** Data extract **
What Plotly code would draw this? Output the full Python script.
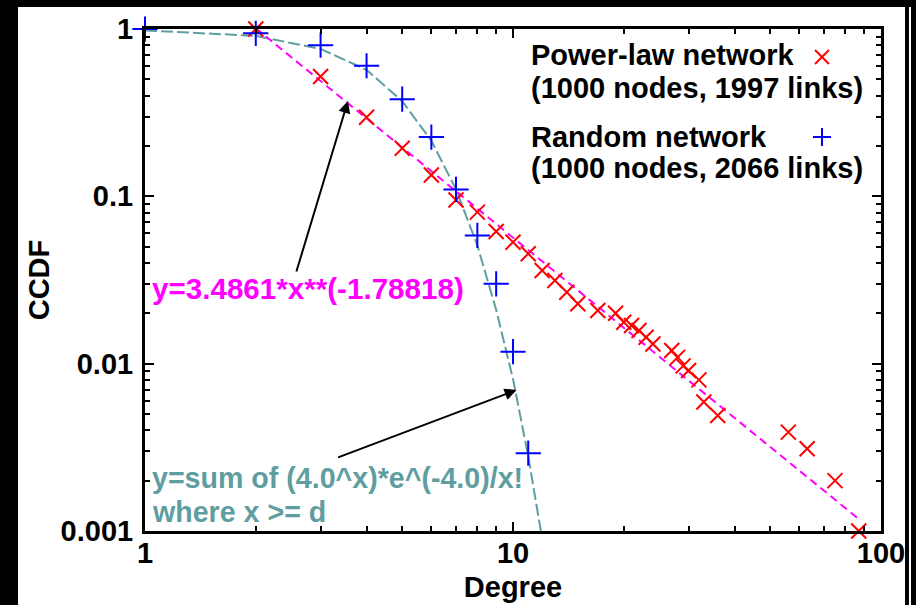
import plotly.graph_objects as go
import math

# ---- data ----
pl_degree = [2, 3, 4, 5, 6, 7, 8, 9, 10, 11, 12, 13, 14, 15, 17, 19, 20, 21, 22, 23, 24,
             27, 28, 29, 30, 32, 33, 36, 56, 63, 75, 87]
pl_ccdf = [1.0, 0.52, 0.297, 0.194, 0.134, 0.095, 0.0805, 0.0617, 0.0532, 0.0454, 0.036,
           0.0314, 0.0267, 0.0228, 0.0208, 0.0200, 0.0177, 0.0169, 0.0158, 0.0144, 0.0131,
           0.0120, 0.0109, 0.0097, 0.0091, 0.0080, 0.0059, 0.0049, 0.0039, 0.0031, 0.0020, 0.0010]

rn_degree = [1, 2, 3, 4, 5, 6, 7, 8, 9, 10, 11]
rn_ccdf = [1.0, 0.942, 0.80, 0.603, 0.381, 0.226, 0.11, 0.0584, 0.030, 0.0118, 0.00292]

poisson_degree = [1, 2, 3, 4, 5, 6, 7, 8, 9, 10, 11, 12]
poisson_ccdf = [0.98, 0.91, 0.76, 0.57, 0.37, 0.215, 0.11, 0.051, 0.021, 0.0081, 0.0028, 0.0009]

fit_degree = [2, 87]
fit_ccdf = [1.01, 0.00118]

x_ticks = [1, 10, 100]
x_ticktext = ["1", "10", "100"]
y_ticks = [0.001, 0.01, 0.1, 1]
y_ticktext = ["0.001", "0.01", "0.1", "1"]

FONT = "Liberation Sans, Arial, sans-serif"
FS = 29
RED = "#ff0000"
BLUE = "#0000ff"
MAGENTA = "#ff00ff"
TEAL = "#5f9ea0"

W, H = 916, 605
L, R, T, B = 145, 35, 29, 74
PW, PH = W - L - R, H - T - B


def px(x):
    return (x - L) / PW


def py(y):
    return (H - B - y) / PH


def bfont(color="black", size=FS):
    return dict(family=FONT, size=size, color=color, weight="bold")


fig = go.Figure()

fig.add_trace(go.Scatter(x=poisson_degree, y=poisson_ccdf, mode="lines",
                         line=dict(color=TEAL, width=2, dash="12px,4px"),
                         showlegend=False, hoverinfo="skip"))
fig.add_trace(go.Scatter(x=fit_degree, y=fit_ccdf, mode="lines",
                         line=dict(color=MAGENTA, width=2, dash="8px,5px"),
                         showlegend=False, hoverinfo="skip"))
fig.add_trace(go.Scatter(x=pl_degree, y=pl_ccdf, mode="markers", name="Power-law network",
                         marker=dict(symbol="x-thin", size=15, line=dict(color=RED, width=2)),
                         cliponaxis=False, showlegend=False))
fig.add_trace(go.Scatter(x=rn_degree, y=rn_ccdf, mode="markers", name="Random network",
                         marker=dict(symbol="cross-thin", size=18, line=dict(color=BLUE, width=2)),
                         cliponaxis=False, showlegend=False))

minor_x = [v * d for d in (1, 10) for v in range(2, 10)]
minor_y = [v * d for d in (0.001, 0.01, 0.1) for v in range(2, 10)]

axis_common = dict(type="log", showline=True, linecolor="black", linewidth=3,
                   mirror="allticks", ticks="inside", ticklen=9, tickwidth=2,
                   tickcolor="black", showgrid=False, zeroline=False,
                   tickfont=bfont())

fig.update_xaxes(**axis_common, range=[0, 2], tickvals=x_ticks, ticktext=x_ticktext,
                 minor=dict(tickvals=minor_x, ticks="inside", ticklen=5, tickwidth=2,
                            tickcolor="black", showgrid=False),
                 title=dict(text="Degree", font=bfont(), standoff=9),
                 ticklabelstandoff=-6)
fig.update_yaxes(**axis_common, range=[-3, 0], tickvals=y_ticks, ticktext=y_ticktext,
                 minor=dict(tickvals=minor_y, ticks="inside", ticklen=5, tickwidth=2,
                            tickcolor="black", showgrid=False),
                 title=dict(text="CCDF", font=bfont(), standoff=3),
                 ticklabelstandoff=3)

annotations = []
# legend texts
for text, yy in [("Power-law network", 55), ("(1000 nodes, 1997 links)", 88),
                 ("Random network", 137), ("(1000 nodes, 2066 links)", 168)]:
    annotations.append(dict(xref="paper", yref="paper", x=px(529), y=py(yy), text=text,
                            showarrow=False, xanchor="left", yanchor="middle",
                            font=bfont()))
# formula labels
annotations.append(dict(xref="paper", yref="paper", x=px(150), y=py(288),
                        text="y=3.4861*x**(-1.78818)", showarrow=False,
                        xanchor="left", yanchor="middle", font=bfont(MAGENTA, 29.6)))
annotations.append(dict(xref="paper", yref="paper", x=px(150), y=py(478),
                        text="y=sum of (4.0^x)*e^(-4.0)/x!", showarrow=False,
                        xanchor="left", yanchor="middle", font=bfont(TEAL, 28.6)))
annotations.append(dict(xref="paper", yref="paper", x=px(150), y=py(512),
                        text="where x >= d", showarrow=False,
                        xanchor="left", yanchor="middle", font=bfont(TEAL, 28.6)))
# arrows
annotations.append(dict(xref="x", yref="y", x=math.log10(3.56), y=math.log10(0.371),
                        ax=-52, ay=172, text="", showarrow=True, arrowhead=2,
                        arrowsize=1.2, arrowwidth=2, arrowcolor="black"))
annotations.append(dict(xref="x", yref="y", x=math.log10(10.23), y=math.log10(0.00696),
                        ax=-180, ay=68, text="", showarrow=True, arrowhead=2,
                        arrowsize=1.2, arrowwidth=2, arrowcolor="black"))

shapes = []
# legend key symbols
cx, cy, hs = 822, 57, 7
shapes.append(dict(type="line", xref="paper", yref="paper", x0=px(cx - hs), y0=py(cy - hs),
                   x1=px(cx + hs), y1=py(cy + hs), line=dict(color=RED, width=2)))
shapes.append(dict(type="line", xref="paper", yref="paper", x0=px(cx - hs), y0=py(cy + hs),
                   x1=px(cx + hs), y1=py(cy - hs), line=dict(color=RED, width=2)))
cx, cy, hs = 822, 137, 9
shapes.append(dict(type="line", xref="paper", yref="paper", x0=px(cx - hs), y0=py(cy),
                   x1=px(cx + hs), y1=py(cy), line=dict(color=BLUE, width=2)))
shapes.append(dict(type="line", xref="paper", yref="paper", x0=px(cx), y0=py(cy - hs),
                   x1=px(cx), y1=py(cy + hs), line=dict(color=BLUE, width=2)))
# black frame strips of the image
for (x0, y0, x1, y1) in [(0, 0, 18, H), (0, 0, W, 7), (905, 0, 909, H), (911, 0, W, H)]:
    shapes.append(dict(type="rect", xref="paper", yref="paper", x0=px(x0), x1=px(x1),
                       y0=py(y1), y1=py(y0), fillcolor="black", line=dict(width=0)))

fig.update_layout(width=W, height=H, margin=dict(l=L, r=R, t=T, b=B, autoexpand=False),
                  paper_bgcolor="white", plot_bgcolor="white",
                  annotations=annotations, shapes=shapes, showlegend=False,
                  font=bfont())

fig.write_html("out.html", config={"displayModeBar": False},
               post_script="document.body.style.margin='0';document.body.style.overflow='hidden';")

** The problem **
Return all of the data exactly as written, and drop the pictures.

** The response **
What Plotly code would draw this? Output the full Python script.
import plotly.graph_objects as go
import math

# ---- data ----
pl_degree = [2, 3, 4, 5, 6, 7, 8, 9, 10, 11, 12, 13, 14, 15, 17, 19, 20, 21, 22, 23, 24,
             27, 28, 29, 30, 32, 33, 36, 56, 63, 75, 87]
pl_ccdf = [1.0, 0.52, 0.297, 0.194, 0.134, 0.095, 0.0805, 0.0617, 0.0532, 0.0454, 0.036,
           0.0314, 0.0267, 0.0228, 0.0208, 0.0200, 0.0177, 0.0169, 0.0158, 0.0144, 0.0131,
           0.0120, 0.0109, 0.0097, 0.0091, 0.0080, 0.0059, 0.0049, 0.0039, 0.0031, 0.0020, 0.0010]

rn_degree = [1, 2, 3, 4, 5, 6, 7, 8, 9, 10, 11]
rn_ccdf = [1.0, 0.942, 0.80, 0.603, 0.381, 0.226, 0.11, 0.0584, 0.030, 0.0118, 0.00292]

poisson_degree = [1, 2, 3, 4, 5, 6, 7, 8, 9, 10, 11, 12]
poisson_ccdf = [0.98, 0.91, 0.76, 0.57, 0.37, 0.215, 0.11, 0.051, 0.021, 0.0081, 0.0028, 0.0009]

fit_degree = [2, 87]
fit_ccdf = [1.01, 0.00118]

x_ticks = [1, 10, 100]
x_ticktext = ["1", "10", "100"]
y_ticks = [0.001, 0.01, 0.1, 1]
y_ticktext = ["0.001", "0.01", "0.1", "1"]

FONT = "Liberation Sans, Arial, sans-serif"
FS = 29
RED = "#ff0000"
BLUE = "#0000ff"
MAGENTA = "#ff00ff"
TEAL = "#5f9ea0"

W, H = 916, 605
L, R, T, B = 145, 35, 29, 74
PW, PH = W - L - R, H - T - B


def px(x):
    return (x - L) / PW


def py(y):
    return (H - B - y) / PH


def bfont(color="black", size=FS):
    return dict(family=FONT, size=size, color=color, weight="bold")


fig = go.Figure()

fig.add_trace(go.Scatter(x=poisson_degree, y=poisson_ccdf, mode="lines",
                         line=dict(color=TEAL, width=2, dash="12px,4px"),
                         showlegend=False, hoverinfo="skip"))
fig.add_trace(go.Scatter(x=fit_degree, y=fit_ccdf, mode="lines",
                         line=dict(color=MAGENTA, width=2, dash="8px,5px"),
                         showlegend=False, hoverinfo="skip"))
fig.add_trace(go.Scatter(x=pl_degree, y=pl_ccdf, mode="markers", name="Power-law network",
                         marker=dict(symbol="x-thin", size=15, line=dict(color=RED, width=2)),
                         cliponaxis=False, showlegend=False))
fig.add_trace(go.Scatter(x=rn_degree, y=rn_ccdf, mode="markers", name="Random network",
                         marker=dict(symbol="cross-thin", size=18, line=dict(color=BLUE, width=2)),
                         cliponaxis=False, showlegend=False))

minor_x = [v * d for d in (1, 10) for v in range(2, 10)]
minor_y = [v * d for d in (0.001, 0.01, 0.1) for v in range(2, 10)]

axis_common = dict(type="log", showline=True, linecolor="black", linewidth=3,
                   mirror="allticks", ticks="inside", ticklen=9, tickwidth=2,
                   tickcolor="black", showgrid=False, zeroline=False,
                   tickfont=bfont())

fig.update_xaxes(**axis_common, range=[0, 2], tickvals=x_ticks, ticktext=x_ticktext,
                 minor=dict(tickvals=minor_x, ticks="inside", ticklen=5, tickwidth=2,
                            tickcolor="black", showgrid=False),
                 title=dict(text="Degree", font=bfont(), standoff=9),
                 ticklabelstandoff=-6)
fig.update_yaxes(**axis_common, range=[-3, 0], tickvals=y_ticks, ticktext=y_ticktext,
                 minor=dict(tickvals=minor_y, ticks="inside", ticklen=5, tickwidth=2,
                            tickcolor="black", showgrid=False),
                 title=dict(text="CCDF", font=bfont(), standoff=3),
                 ticklabelstandoff=3)

annotations = []
# legend texts
for text, yy in [("Power-law network", 55), ("(1000 nodes, 1997 links)", 88),
                 ("Random network", 137), ("(1000 nodes, 2066 links)", 168)]:
    annotations.append(dict(xref="paper", yref="paper", x=px(529), y=py(yy), text=text,
                            showarrow=False, xanchor="left", yanchor="middle",
                            font=bfont()))
# formula labels
annotations.append(dict(xref="paper", yref="paper", x=px(150), y=py(288),
                        text="y=3.4861*x**(-1.78818)", showarrow=False,
                        xanchor="left", yanchor="middle", font=bfont(MAGENTA, 29.6)))
annotations.append(dict(xref="paper", yref="paper", x=px(150), y=py(478),
                        text="y=sum of (4.0^x)*e^(-4.0)/x!", showarrow=False,
                        xanchor="left", yanchor="middle", font=bfont(TEAL, 28.6)))
annotations.append(dict(xref="paper", yref="paper", x=px(150), y=py(512),
                        text="where x >= d", showarrow=False,
                        xanchor="left", yanchor="middle", font=bfont(TEAL, 28.6)))
# arrows
annotations.append(dict(xref="x", yref="y", x=math.log10(3.56), y=math.log10(0.371),
                        ax=-52, ay=172, text="", showarrow=True, arrowhead=2,
                        arrowsize=1.2, arrowwidth=2, arrowcolor="black"))
annotations.append(dict(xref="x", yref="y", x=math.log10(10.23), y=math.log10(0.00696),
                        ax=-180, ay=68, text="", showarrow=True, arrowhead=2,
                        arrowsize=1.2, arrowwidth=2, arrowcolor="black"))

shapes = []
# legend key symbols
cx, cy, hs = 822, 57, 7
shapes.append(dict(type="line", xref="paper", yref="paper", x0=px(cx - hs), y0=py(cy - hs),
                   x1=px(cx + hs), y1=py(cy + hs), line=dict(color=RED, width=2)))
shapes.append(dict(type="line", xref="paper", yref="paper", x0=px(cx - hs), y0=py(cy + hs),
                   x1=px(cx + hs), y1=py(cy - hs), line=dict(color=RED, width=2)))
cx, cy, hs = 822, 137, 9
shapes.append(dict(type="line", xref="paper", yref="paper", x0=px(cx - hs), y0=py(cy),
                   x1=px(cx + hs), y1=py(cy), line=dict(color=BLUE, width=2)))
shapes.append(dict(type="line", xref="paper", yref="paper", x0=px(cx), y0=py(cy - hs),
                   x1=px(cx), y1=py(cy + hs), line=dict(color=BLUE, width=2)))
# black frame strips of the image
for (x0, y0, x1, y1) in [(0, 0, 18, H), (0, 0, W, 7), (905, 0, 909, H), (911, 0, W, H)]:
    shapes.append(dict(type="rect", xref="paper", yref="paper", x0=px(x0), x1=px(x1),
                       y0=py(y1), y1=py(y0), fillcolor="black", line=dict(width=0)))

fig.update_layout(width=W, height=H, margin=dict(l=L, r=R, t=T, b=B, autoexpand=False),
                  paper_bgcolor="white", plot_bgcolor="white",
                  annotations=annotations, shapes=shapes, showlegend=False,
                  font=bfont())

fig.write_html("out.html", config={"displayModeBar": False},
               post_script="document.body.style.margin='0';document.body.style.overflow='hidden';")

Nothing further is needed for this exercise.